Over the next two days, Israeli bombers, escorted by fighter jets, set out to strike the new SA-8 batteries relocated by the Syrians. Because of the paralysis of Syria’s defensive batteries, its air force dispatched planes to intercept the Israeli aircraft. In the battles that followed, Israel’s pilots again had the upper hand: eighty-two Syrian aircraft were downed over the course of the first Lebanon War. The Israeli Air Force lost two planes to ground fire. During the campaign, what became known as the “biggest battle of the jet age” took place, involving approximately two hundred planes from the two sides.
“This situation, in which our planes were dominant and the Syrians were in a state of panic, gave us a huge psychological advantage,” Ivry said. “The aerial picture on the Syrian side was very unclear. We added in electronic means for disrupting their ability to aim and keep control, meaning that the Syrians entered the combat zone more as targets than as interceptors.”
When Ivry, who had also been the air force commander during Israel’s attack on Iraq’s nuclear reactor, was asked what his most exciting moment had been, he answered without hesitation that it was the end of the missile attack during the first Lebanon War. “When it became clear that we had succeeded in destroying the Syrian missile apparatus and that not one of our planes was damaged, it was a moment of true spiritual transcendence. This was a struggle involving the entire air force—a big concert with lots of instruments of various types, and everyone needed to play in perfect harmony.”
The missile batteries were wiped out. (AF Journal)

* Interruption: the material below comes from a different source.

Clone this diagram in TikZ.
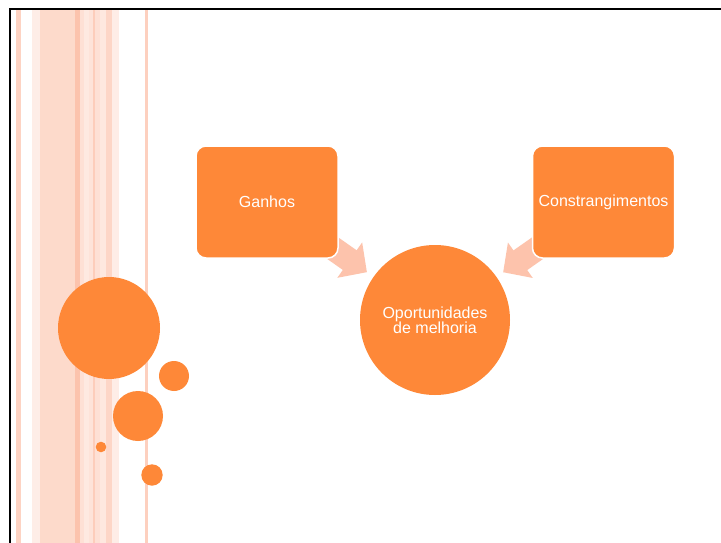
\documentclass[tikz,border=0pt]{standalone}
\usepackage{fontspec}
\setmainfont{Liberation Sans}
\usepackage{tikz}
\usetikzlibrary{arrows.meta,backgrounds,shapes}

\definecolor{accent}{HTML}{FE8838}
\definecolor{pale}{HTML}{FDC3AC}

\begin{document}
\begin{tikzpicture}[x=1pt,y=-1pt,
    box/.style={rectangle,rounded corners=10pt,fill=accent,draw=white,line width=1.5pt,
                minimum width=142pt,minimum height=112pt,text=white,
                font=\fontsize{16}{16}\selectfont},
    goalnode/.style={circle,fill=accent,minimum size=150pt,inner sep=0pt,text=white,
                align=center,font=\fontsize{16}{15}\selectfont},
    blockarrow/.style={draw=pale,line width=24pt,shorten >=8pt,
                -{Triangle[length=21pt,width=42pt,fill=pale]}}]
  \useasboundingbox (0,0) rectangle (721,543);

  % stripes on the left
  \foreach \xa/\xb/\col in {16/21/FDD3C3, 32/40/FEEDE7, 40/75/FDDACB, 75/80/FCC3AD,
                            80/84/FEE0D5, 84/89/FEE9E1, 89/93/FEE3D9, 93/95/FDCDBB,
                            95/100/FEE0D5, 100/106/FEE8DF, 106/112/FDD6C7, 112/119/FEEDE7,
                            145/148/FDD0BF}
  {
    \definecolor{stripe}{HTML}{\col}
    \fill[stripe] (\xa,10) rectangle (\xb,543);
  }

  \draw[line width=2.5pt] (10,543) -- (10,9) -- (721,9);

  % dots
  \fill[accent] (109,328) circle (51);
  \fill[accent] (174,376) circle (15);
  \fill[accent] (138,416) circle (25);
  \fill[accent] (101,447) circle (5.3);
  \fill[accent] (152,475) circle (10.7);

  \node[box]      (gains)  at (267,202)   {Ganhos};
  \node[box]      (limits) at (603.5,202) {Constrangimentos};
  \node[goalnode] (goal)   at (435,320)   {Oportunidades\\de melhoria};

  \begin{pgfonlayer}{background}
    \fill[white] (0,0) rectangle (721,543);
    \draw[blockarrow] (gains.center)  -- (goal);
    \draw[blockarrow] (limits.center) -- (goal);
  \end{pgfonlayer}
\end{tikzpicture}
\end{document}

The operation’s success gave Israel complete control over the skies of Lebanon and made it possible for air force planes to freely assist IDF ground forces. Nevertheless, the air force abstained from striking Syrian ground troops, in keeping with a decision made by the cabinet, which feared sliding into an all-out war with Syria. On June 11, 1982, following mediation by the American emissary Philip Habib, a cease-fire between Israel and Syria took hold.
The mission, Operation Mole Cricket 19, was considered one of the four most important in the history of the air force. (The other three were Operation Focus, the assault on the combined Arab Air Forces during the Six Day War; Operation Opera, the attack on the nuclear reactor in Iraq, in 1981; and Operation Yonatan, the rescue of hostages in Antebbe, in 1976.) Western air forces regarded the mission as an example of the successful use of Western technology against Soviet defense strategy. The results of the attack caused a great deal of astonishment among the military leaders of the Warsaw Pact, overturning their sense of confidence in the USSR, and particularly in the Soviet bloc’s surface-to-air-missile apparatus.
AVIEM SELLA, SQUADRON COMMANDER
“For the sake of this operation, we developed, with the help of a great team of scientists from the Weizmann Institute, a computerized control and planning system that would make it possible to prepare and command a multivariable campaign: to manage hundreds of planes with hundreds of weapons facing dozens of missile batteries and dozens of radar installations. It was a dynamic system operating in real time with thousands of variables. The primary and most outstanding programmer was a Haredi [Orthodox Jew] who lived in Bnei Brak, Menachem Kraus, who had no formal education but immense and unique knowledge. He was involved in all of the operational programs and, at the moment of action, sat with us in the Pit, in his civilian clothes.
“At the end of the day, we would conduct a nighttime debriefing and discuss what we had learned. I arrived at one debriefing where all the squadron commanders were participating, as well as all the wing commanders and former air force commanders. And, all of a sudden, everyone is standing and starts to applaud me for the perfect operation. I was very moved, because this sort of thing is quite rare in the middle of a war. I also got a little statuette, which was
inscribed, ‘To Sella, the thinker behind the fight against missiles, your vision has been fulfilled and we’re standing tall once again—the fighters of Air Force Base 8.”
PART EIGHT
Fighting Terrorism
After the 1982 Lebanon War, the PLO terrorists and their leaders have been exiled to Tunisia, where they live with total impunity, protected by the Tunisian government. But in 1988, Prime Minister Shamir approves a mission to change that situation.
CHAPTER 22
“ABU JIHAD SENT US,” 1988
March 7, 1988. The Mothers’ Bus, so called because of the large number of women it carried, was on its daily morning trip from Be’er Sheva to the Dimona nuclear reactor. At a deserted stretch of the highway it was suddenly stopped by three men, standing in the middle of the road beside a military vehicle. Only after the men boarded the bus, waving automatic weapons, did the passengers realize that these were Arab terrorists. Panic broke out on board the bus, yet forty of the passengers, all of them workers at the Dimona reactor, managed to escape. The terrorists seized control of the bus and held hostage the remaining nine women and two men. Israeli Special Forces arrived almost immediately, and surrounded the vehicle. The terrorists began negotiating with them over the release of the hostages in exchange for Palestinian prisoners in the Israeli jails. They threatened to murder a hostage every half hour. First among those killed was Victor Ram.
The first intelligence reports that reached the Israeli unit indicated that the terrorists had crossed the border early that morning, coming from Egypt-controlled Sinai, and had hijacked a military jeep on their way. Order was given to the fighters of the Special Unit of Israel’s border guard (Yamam) to raid the bus. Which they did, killing the hostage takers, but not before the terrorists murdered two of the female captives, Rina Pazarkar-Sheratzky and Miriam Ben Yair. During the negotiations, one of the terrorists shouted, “Abu Jihad sent us!”